▶
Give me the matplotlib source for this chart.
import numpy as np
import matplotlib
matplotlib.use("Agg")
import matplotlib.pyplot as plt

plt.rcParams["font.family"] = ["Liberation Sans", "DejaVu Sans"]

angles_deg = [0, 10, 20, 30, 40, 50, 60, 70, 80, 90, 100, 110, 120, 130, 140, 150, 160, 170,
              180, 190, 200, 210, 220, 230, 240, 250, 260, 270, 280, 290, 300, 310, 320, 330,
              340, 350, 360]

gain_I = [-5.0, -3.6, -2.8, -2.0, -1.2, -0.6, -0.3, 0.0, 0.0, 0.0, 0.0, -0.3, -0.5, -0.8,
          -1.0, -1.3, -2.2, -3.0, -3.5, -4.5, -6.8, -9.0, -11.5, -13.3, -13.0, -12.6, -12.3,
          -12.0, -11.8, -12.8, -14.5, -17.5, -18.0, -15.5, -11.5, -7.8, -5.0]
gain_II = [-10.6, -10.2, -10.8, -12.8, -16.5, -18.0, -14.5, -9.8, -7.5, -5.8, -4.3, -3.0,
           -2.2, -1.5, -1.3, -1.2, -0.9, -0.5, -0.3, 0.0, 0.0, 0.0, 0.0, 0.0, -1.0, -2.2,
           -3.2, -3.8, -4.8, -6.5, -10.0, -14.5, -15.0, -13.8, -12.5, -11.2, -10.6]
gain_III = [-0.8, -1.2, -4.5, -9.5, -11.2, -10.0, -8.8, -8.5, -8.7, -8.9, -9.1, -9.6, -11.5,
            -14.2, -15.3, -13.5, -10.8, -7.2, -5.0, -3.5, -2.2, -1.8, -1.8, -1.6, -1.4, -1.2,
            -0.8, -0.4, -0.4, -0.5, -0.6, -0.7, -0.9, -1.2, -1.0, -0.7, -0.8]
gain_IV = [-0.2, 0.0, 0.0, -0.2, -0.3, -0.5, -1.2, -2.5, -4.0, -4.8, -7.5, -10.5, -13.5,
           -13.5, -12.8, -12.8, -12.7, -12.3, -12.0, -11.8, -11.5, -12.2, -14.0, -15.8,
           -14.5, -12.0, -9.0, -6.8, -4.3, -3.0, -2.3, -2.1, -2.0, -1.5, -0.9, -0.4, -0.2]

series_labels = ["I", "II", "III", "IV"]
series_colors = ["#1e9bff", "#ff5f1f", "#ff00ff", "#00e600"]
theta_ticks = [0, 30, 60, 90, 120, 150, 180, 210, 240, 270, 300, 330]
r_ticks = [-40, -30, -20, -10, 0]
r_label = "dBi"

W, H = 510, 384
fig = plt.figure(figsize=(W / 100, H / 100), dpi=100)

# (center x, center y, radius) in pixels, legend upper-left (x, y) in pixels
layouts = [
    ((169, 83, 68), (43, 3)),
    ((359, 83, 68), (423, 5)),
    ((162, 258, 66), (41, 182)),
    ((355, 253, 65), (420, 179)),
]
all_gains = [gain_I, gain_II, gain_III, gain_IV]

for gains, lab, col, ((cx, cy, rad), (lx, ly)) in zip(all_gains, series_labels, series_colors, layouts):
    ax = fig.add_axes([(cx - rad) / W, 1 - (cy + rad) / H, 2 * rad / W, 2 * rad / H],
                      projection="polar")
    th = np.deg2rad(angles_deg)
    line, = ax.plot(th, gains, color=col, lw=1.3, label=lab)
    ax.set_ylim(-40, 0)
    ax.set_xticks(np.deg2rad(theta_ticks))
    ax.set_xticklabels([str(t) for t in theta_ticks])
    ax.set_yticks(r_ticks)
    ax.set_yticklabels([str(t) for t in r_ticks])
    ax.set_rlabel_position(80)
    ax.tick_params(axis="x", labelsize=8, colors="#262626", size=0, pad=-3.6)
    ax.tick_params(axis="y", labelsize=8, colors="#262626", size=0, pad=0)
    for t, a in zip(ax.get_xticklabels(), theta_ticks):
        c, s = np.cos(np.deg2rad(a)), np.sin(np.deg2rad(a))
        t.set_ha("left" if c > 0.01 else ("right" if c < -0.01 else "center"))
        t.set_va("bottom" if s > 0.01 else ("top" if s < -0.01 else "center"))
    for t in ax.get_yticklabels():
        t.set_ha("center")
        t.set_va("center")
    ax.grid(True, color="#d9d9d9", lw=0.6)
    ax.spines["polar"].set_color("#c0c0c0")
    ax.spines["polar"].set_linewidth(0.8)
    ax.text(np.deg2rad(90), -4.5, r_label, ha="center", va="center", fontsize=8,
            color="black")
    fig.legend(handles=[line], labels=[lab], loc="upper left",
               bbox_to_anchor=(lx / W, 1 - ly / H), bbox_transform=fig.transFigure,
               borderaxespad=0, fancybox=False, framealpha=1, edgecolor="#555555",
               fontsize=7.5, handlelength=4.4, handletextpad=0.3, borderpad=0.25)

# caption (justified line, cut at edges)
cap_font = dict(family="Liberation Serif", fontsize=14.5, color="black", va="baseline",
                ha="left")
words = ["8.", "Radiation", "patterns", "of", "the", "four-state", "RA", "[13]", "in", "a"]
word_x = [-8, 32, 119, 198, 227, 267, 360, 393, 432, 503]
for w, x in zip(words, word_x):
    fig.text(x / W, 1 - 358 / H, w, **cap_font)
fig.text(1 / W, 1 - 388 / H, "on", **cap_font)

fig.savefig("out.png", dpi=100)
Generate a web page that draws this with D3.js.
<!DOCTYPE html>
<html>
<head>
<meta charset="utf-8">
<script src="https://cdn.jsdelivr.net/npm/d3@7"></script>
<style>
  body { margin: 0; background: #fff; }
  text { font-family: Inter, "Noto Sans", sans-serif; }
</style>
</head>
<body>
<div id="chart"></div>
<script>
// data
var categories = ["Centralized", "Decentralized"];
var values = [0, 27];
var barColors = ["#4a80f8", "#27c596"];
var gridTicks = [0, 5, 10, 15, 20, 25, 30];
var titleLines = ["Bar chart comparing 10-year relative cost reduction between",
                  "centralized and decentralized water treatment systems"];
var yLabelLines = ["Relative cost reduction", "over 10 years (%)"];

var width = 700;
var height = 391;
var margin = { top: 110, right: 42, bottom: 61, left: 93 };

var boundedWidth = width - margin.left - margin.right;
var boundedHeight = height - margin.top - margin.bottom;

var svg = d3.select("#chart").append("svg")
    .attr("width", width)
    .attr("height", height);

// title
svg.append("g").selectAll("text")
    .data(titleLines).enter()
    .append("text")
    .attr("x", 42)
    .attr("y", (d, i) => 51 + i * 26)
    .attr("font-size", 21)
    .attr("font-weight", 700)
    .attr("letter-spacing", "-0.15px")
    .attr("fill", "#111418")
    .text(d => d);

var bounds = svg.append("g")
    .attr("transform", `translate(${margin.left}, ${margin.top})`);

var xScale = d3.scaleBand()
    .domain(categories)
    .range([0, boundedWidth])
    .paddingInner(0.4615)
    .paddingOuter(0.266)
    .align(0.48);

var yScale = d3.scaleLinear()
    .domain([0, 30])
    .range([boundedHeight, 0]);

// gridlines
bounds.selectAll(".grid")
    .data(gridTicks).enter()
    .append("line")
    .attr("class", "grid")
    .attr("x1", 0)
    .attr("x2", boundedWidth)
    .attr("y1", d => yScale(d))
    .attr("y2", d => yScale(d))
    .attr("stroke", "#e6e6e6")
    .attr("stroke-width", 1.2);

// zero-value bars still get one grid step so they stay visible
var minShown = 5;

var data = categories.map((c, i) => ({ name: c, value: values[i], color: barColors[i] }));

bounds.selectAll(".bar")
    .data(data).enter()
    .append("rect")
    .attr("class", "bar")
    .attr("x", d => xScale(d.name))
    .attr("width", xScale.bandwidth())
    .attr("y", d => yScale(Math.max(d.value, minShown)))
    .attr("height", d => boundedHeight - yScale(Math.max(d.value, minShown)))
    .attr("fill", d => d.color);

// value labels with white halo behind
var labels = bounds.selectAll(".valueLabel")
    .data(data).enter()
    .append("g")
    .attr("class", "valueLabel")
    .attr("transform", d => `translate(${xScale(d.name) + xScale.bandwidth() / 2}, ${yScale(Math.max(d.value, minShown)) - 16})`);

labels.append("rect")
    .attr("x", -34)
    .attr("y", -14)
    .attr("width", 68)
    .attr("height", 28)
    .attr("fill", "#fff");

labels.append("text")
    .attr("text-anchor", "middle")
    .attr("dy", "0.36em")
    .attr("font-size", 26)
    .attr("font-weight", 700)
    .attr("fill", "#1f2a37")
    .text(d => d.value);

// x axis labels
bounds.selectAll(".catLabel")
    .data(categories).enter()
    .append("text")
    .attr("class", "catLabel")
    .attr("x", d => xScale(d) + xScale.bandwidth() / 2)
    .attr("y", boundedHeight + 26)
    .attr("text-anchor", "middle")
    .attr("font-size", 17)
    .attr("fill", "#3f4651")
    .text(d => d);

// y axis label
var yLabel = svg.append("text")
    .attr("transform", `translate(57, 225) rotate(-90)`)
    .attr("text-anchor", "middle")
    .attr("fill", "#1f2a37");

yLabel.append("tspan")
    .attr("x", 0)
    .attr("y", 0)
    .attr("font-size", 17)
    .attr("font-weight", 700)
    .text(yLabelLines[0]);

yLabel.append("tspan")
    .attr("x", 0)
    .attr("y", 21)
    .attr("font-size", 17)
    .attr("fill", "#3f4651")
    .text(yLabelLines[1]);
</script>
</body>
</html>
◀
▸ **To do**
Everything from the first line above through the line that contains "340, 350, 360]" should be duplicated exactly, please, and nothing beyond it.

▸ **Correct result**
Give me the matplotlib source for this chart.
import numpy as np
import matplotlib
matplotlib.use("Agg")
import matplotlib.pyplot as plt

plt.rcParams["font.family"] = ["Liberation Sans", "DejaVu Sans"]

angles_deg = [0, 10, 20, 30, 40, 50, 60, 70, 80, 90, 100, 110, 120, 130, 140, 150, 160, 170,
              180, 190, 200, 210, 220, 230, 240, 250, 260, 270, 280, 290, 300, 310, 320, 330,
              340, 350, 360]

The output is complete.